For DP problems, there are typically two ways to solve. First is the top-down approach, which is using the recursive function, we have a big problem, then we get its result from the lower layer, and recursively until we reach the bottom, just like from the top to go downward. Since it may involve repeat calculation, we usually add a memo to store the steps that we already calculated to optimize the speed. Second is the bottom-up approach, we get the result through the very basic blocks. For this problem, we can starting with n1=1 and n2=1, and accumulatively get the 'top layer' result, just like from the bottom to go upward.

Normally, we prefer the bottom-up approach (iteration) rather than the top-down approach (recursion) since the recursion may consume more resource and has lower efficiency. However, it is good to understand the top-down approach first because it is more in line with the human way of thinking。

Now, let's get to coding!

Top-down approach (Recursion)

​x
class Solution {
public:
    int recur(vector<int>& nums1, vector<int>& nums2, int n1, int n2, vector<vector<int>>& memo) {
        // Boundary check
        if(n1 == 0 || n2 == 0) return 0;
        
        // If we already calced it, just return
        if(memo[n1][n2] != -1) return memo[n1][n2];
        
        // Sub-problem logic
        if(nums1[n1-1] == nums2[n2-1]) {
            memo[n1][n2] = recur(nums1, nums2, n1-1, n2-1, memo) + 1;
        } else {
            memo[n1][n2] = max(recur(nums1, nums2, n1-1, n2, memo), recur(nums1, nums2, n1, n2-1, memo));
        }

        return memo[n1][n2];
    }

    int maxUncrossedLines(vector<int>& nums1, vector<int>& nums2) {
        int n1 = nums1.size(), n2 = nums2.size();

        vector<vector<int>> memo(n1+1, vector<int>(n2+1, -1));
        
        return recur(nums1, nums2, n1, n2, memo);
    }
};

Just like we discussed earlier, the parameter of the recursion function is defined exactly the same with the definition of the subproblem. Don't forget to check the boundary condition.

Bottom-up approach

xxxxxxxxxx
class Solution {
public:
    int maxUncrossedLines(vector<int>& nums1, vector<int>& nums2) {
        int n1 = nums1.size(), n2 = nums2.size();
        vector<vector<int>> dp(n1+1, vector<int>(n2+1, 0));

        for(int i=1;i<=n1;++i) {
            for(int j=1;j<=n2;++j) {
                if(nums1[i-1] == nums2[j-1]) dp[i][j] = dp[i-1][j-1] + 1;
                else {
                    dp[i][j] = max(dp[i-1][j], dp[i][j-1]);
                }
            }
        }

        return dp[n1][n2];
    }
};

The dp vector is basically the same as the memo, only this time we calculate its value from the bottom, i.e. n1=1 and n2=1.
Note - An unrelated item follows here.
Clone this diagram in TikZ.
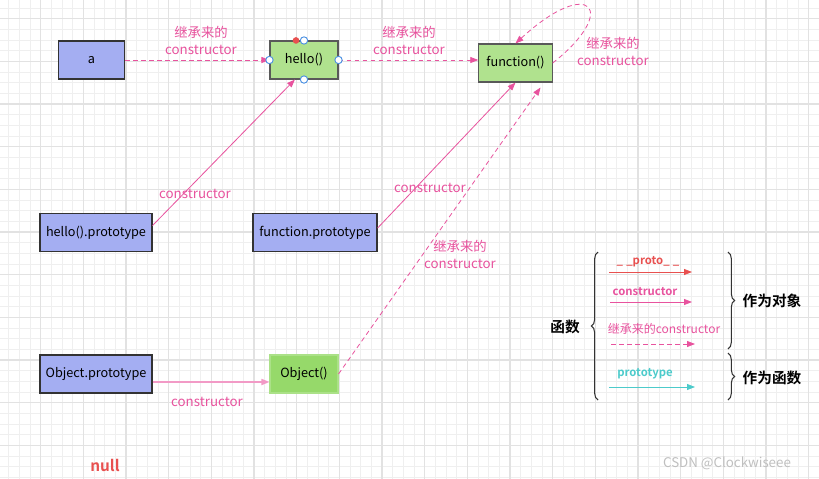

Bottom-up with space optimization

If we see i as the round, noticing that each round dp[i][j] only associate with either this round dp[i][x] or the last round dp[i-1][x]. Therefore, we can optimize the space of dp from i to 2, that is dp[2][n2]. The transition is also straight forward. Let dp[0] denote the last round which is i-1 and dp[1]denote the current round which is i. thus, we can substitute all i-1to 0 and i to 1, and at the end of each round refresh the 'last round' dp[0], then we get the final result. Here is the code:

xxxxxxxxxx
class Solution {
public:
    int maxUncrossedLines(vector<int>& nums1, vector<int>& nums2) {
        int n1 = nums1.size(), n2 = nums2.size();
        
        // Optimize space compexity to O(min(n1, n2))
        if(n1 < n2) return maxUncrossedLines(nums2, nums1);
        
        vector<vector<int>> dp(2, vector<int>(n2+1, 0));

        for(int i=1;i<=n1;++i) {
            for(int j=1;j<=n2;++j) {
                if(nums1[i-1] == nums2[j-1]) dp[1][j] = dp[0][j-1] + 1;
                else {
                    dp[1][j] = max(dp[0][j], dp[1][j-1]);
                }
            }
            dp[0] = dp[1];
        }

        return dp[0][n2];
    }
};

What I learned

Dynamic programming is a type of relatively hard problem. This is a good practice for my old knowledge. Thanks to the class EE538 in USC, it was very enlightening for me to understand the ideology of dynamic programming. Fight on!